* Task goal *
Print nothing but the lines from the start of the listing below through the line that contains "(system) at (891.5,532.5)". Do not include the pictures.

* Provided material *
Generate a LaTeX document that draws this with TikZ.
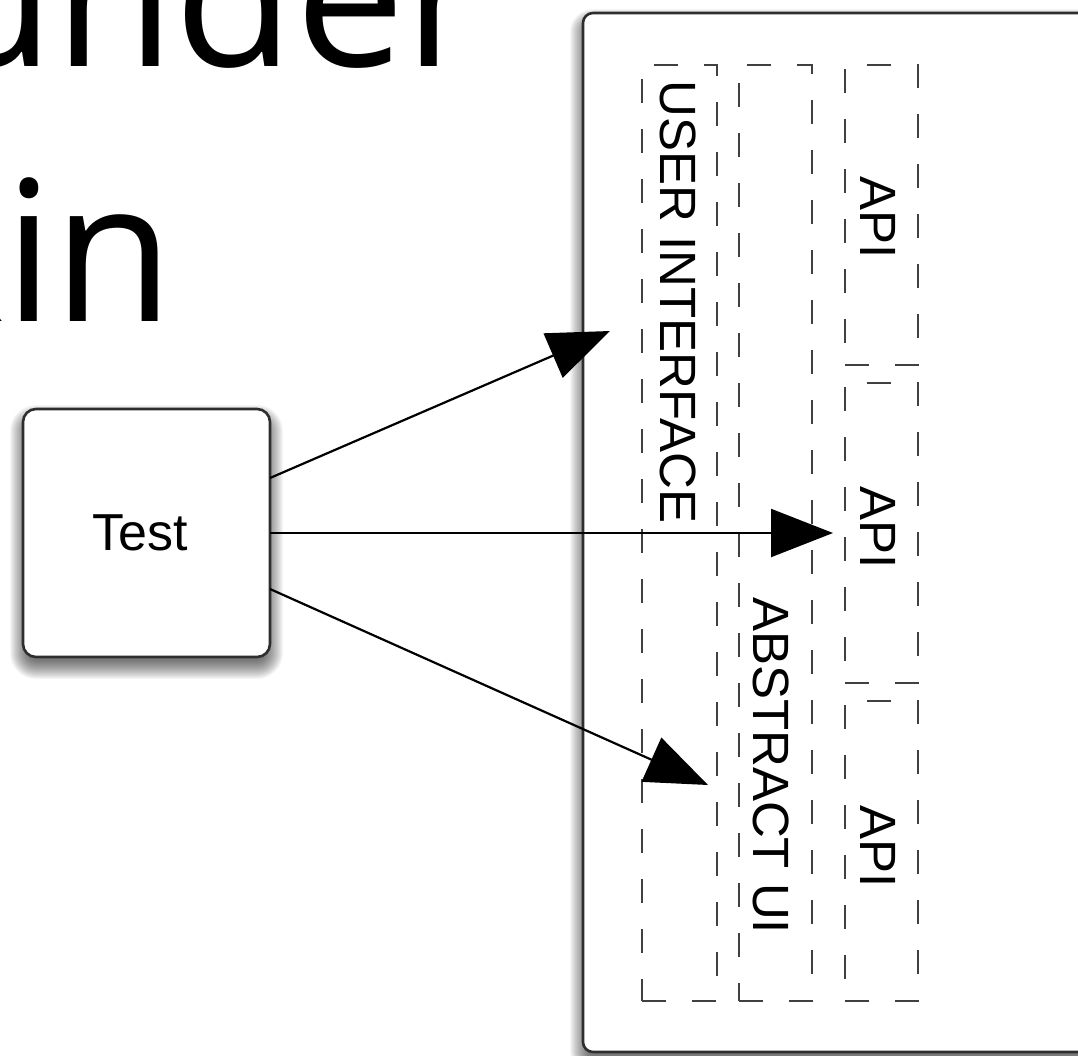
\documentclass[tikz,border=0pt]{standalone}
\usepackage{fontspec}
\setmainfont{Open Sans}
\newfontfamily\diagfont{Liberation Sans}
\usetikzlibrary{arrows.meta,calc}

% soft drop shadow under a rounded box: x1, y1, x2, y2, corner radius
\newcommand\castshadow[5]{%
  \foreach \k in {-5,...,13}{%
    \fill[black, opacity=0.034, rounded corners={max(#5+\k,2)}]
      ({#1-\k},{#2-\k+9}) rectangle ({#3+\k},{#4+\k+9});
  }%
}

\tikzset{
  panel/.style={draw=black!82, line width=2.6pt, fill=white, inner sep=0pt, outer sep=0pt},
  layerbox/.style={draw=black!75, line width=2.6pt, dash pattern=on 24pt off 26pt,
    inner sep=0pt, outer sep=0pt},
  lbl/.style={font=\diagfont\fontsize{51}{51}\selectfont, inner sep=0pt, outer sep=0pt},
  sidelbl/.style={lbl, rotate=-90, anchor=base west},
  apilbl/.style={lbl, rotate=-90, anchor=base},
  conn/.style={draw=black, line width=2.2pt, -{Triangle[length=62pt,width=48pt]}},
  headline/.style={font=\fontsize{196}{235}\selectfont, inner sep=0pt, anchor=base west},
}

\begin{document}
\begin{tikzpicture}[x=1pt, y=-1pt]
  \useasboundingbox (0,0) rectangle (1078,1056);
  \fill[white] (0,0) rectangle (1078,1056);
  \path[clip] (0,0) rectangle (1078,1056);

  % large slide title, running off the left edge
  \node[headline] (titleA) at (-66,67) {under};
  \node[headline] (titleB) at (-99,322) {kin};

  % system under test
  \castshadow{583}{13}{1200}{1052}{10}
  \node[panel, rounded corners=10pt, minimum width=617pt, minimum height=1039pt]
    (system) at (891.5,532.5) {};

  % layers of the system
  \node[layerbox, minimum width=75pt, minimum height=936pt] (ui)  at (679.5,533) {};
  \node[layerbox, minimum width=73pt, minimum height=936pt] (aui) at (775.5,533) {};
  \node[layerbox, minimum width=73pt, minimum height=300pt] (api1) at (881.5,215) {};
  \node[layerbox, minimum width=73pt, minimum height=300pt] (api2) at (881.5,533) {};
  \node[layerbox, minimum width=73pt, minimum height=300pt] (api3) at (881.5,851) {};

  \node[sidelbl] (uilbl)  at (660,81)  {USER INTERFACE};
  \node[sidelbl] (auilbl) at (753,597) {ABSTRACT UI};
  \node[apilbl] (api1lbl) at (860,218) {API};
  \node[apilbl] (api2lbl) at (860,528) {API};
  \node[apilbl] (api3lbl) at (860,847) {API};

  % test driver
  \castshadow{23}{409}{270}{657}{13}
  \node[panel, rounded corners=13pt, minimum width=247pt, minimum height=248pt,
        font=\diagfont\fontsize{52}{52}\selectfont]
    (test) at (146.5,533) {\hspace*{-12pt}Test};

  % where the test reaches into the system
  \coordinate (tipUI)  at (610,331);
  \coordinate (tipAPI) at (833,533);
  \coordinate (tipAUI) at (708,785);

  \draw[conn] ([yshift=55pt]test.east) -- (tipUI);
  \draw[conn] (test.east) -- (tipAPI);
  \draw[conn] ([yshift=-56pt]test.east) -- (tipAUI);
\end{tikzpicture}
\end{document}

* Correct result *
Generate a LaTeX document that draws this with TikZ.
\documentclass[tikz,border=0pt]{standalone}
\usepackage{fontspec}
\setmainfont{Open Sans}
\newfontfamily\diagfont{Liberation Sans}
\usetikzlibrary{arrows.meta,calc}

% soft drop shadow under a rounded box: x1, y1, x2, y2, corner radius
\newcommand\castshadow[5]{%
  \foreach \k in {-5,...,13}{%
    \fill[black, opacity=0.034, rounded corners={max(#5+\k,2)}]
      ({#1-\k},{#2-\k+9}) rectangle ({#3+\k},{#4+\k+9});
  }%
}

\tikzset{
  panel/.style={draw=black!82, line width=2.6pt, fill=white, inner sep=0pt, outer sep=0pt},
  layerbox/.style={draw=black!75, line width=2.6pt, dash pattern=on 24pt off 26pt,
    inner sep=0pt, outer sep=0pt},
  lbl/.style={font=\diagfont\fontsize{51}{51}\selectfont, inner sep=0pt, outer sep=0pt},
  sidelbl/.style={lbl, rotate=-90, anchor=base west},
  apilbl/.style={lbl, rotate=-90, anchor=base},
  conn/.style={draw=black, line width=2.2pt, -{Triangle[length=62pt,width=48pt]}},
  headline/.style={font=\fontsize{196}{235}\selectfont, inner sep=0pt, anchor=base west},
}

\begin{document}
\begin{tikzpicture}[x=1pt, y=-1pt]
  \useasboundingbox (0,0) rectangle (1078,1056);
  \fill[white] (0,0) rectangle (1078,1056);
  \path[clip] (0,0) rectangle (1078,1056);

  % large slide title, running off the left edge
  \node[headline] (titleA) at (-66,67) {under};
  \node[headline] (titleB) at (-99,322) {kin};

  % system under test
  \castshadow{583}{13}{1200}{1052}{10}
  \node[panel, rounded corners=10pt, minimum width=617pt, minimum height=1039pt]
    (system) at (891.5,532.5) {};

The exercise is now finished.